The very first example of policy gradient method I will implement is also the easiest one. It is the REINFORCE algorithm explained in the above paragraph. Again, I will only go for a linear model, since as seen in the Example 1 it's more than sufficient. Moreover, I will use **TensorFlow** to implement this algorithm.

#### REINFORCE class
As usual, the implementation is in a separate file. In order to use this implementation, one needs to create an instance of the **REINFORCE class**. The constructor of this class takes two arguments, number of features in a state vector and number of actions; then it builds up a one layer ANN. The class has two main functions:
* the first one is **chooseAction**, which takes a state vector as an argument;
* the second function, **train**, takes a list of states, actions, and rewards from the entire episode; discount factor; and learning rate.

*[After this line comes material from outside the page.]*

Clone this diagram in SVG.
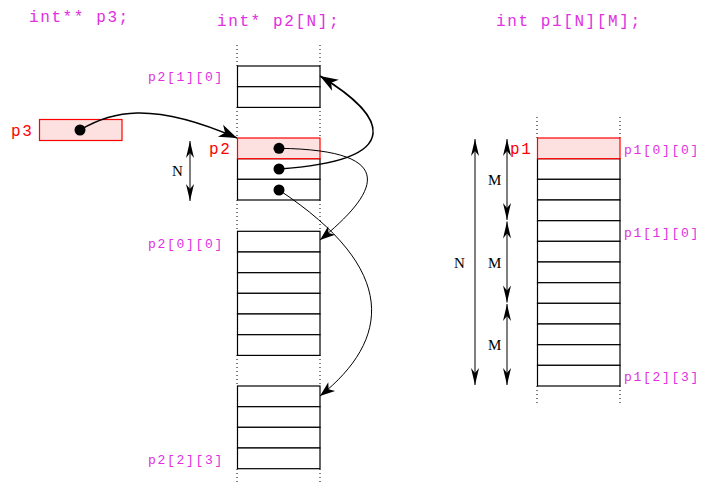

A state must have shape $(1,n)$, where $n$ is the number of features in the state vector.

Next, there are two member functions taking care of resource management:
* **close**, which releases all acquired resources, i.e. it closes the TensorFlow session of the agent; and
* **reset**, which re-acquires new resources, i.e. closes the current session and opens a new one.

For convenience, I also provided **save**, **restore**, and **printParameters**. The first two are used for saving and restoring learned parameters, both take path as an argument. The last one prints values of all trained parameters on the screen, in this case the policy parameter vector.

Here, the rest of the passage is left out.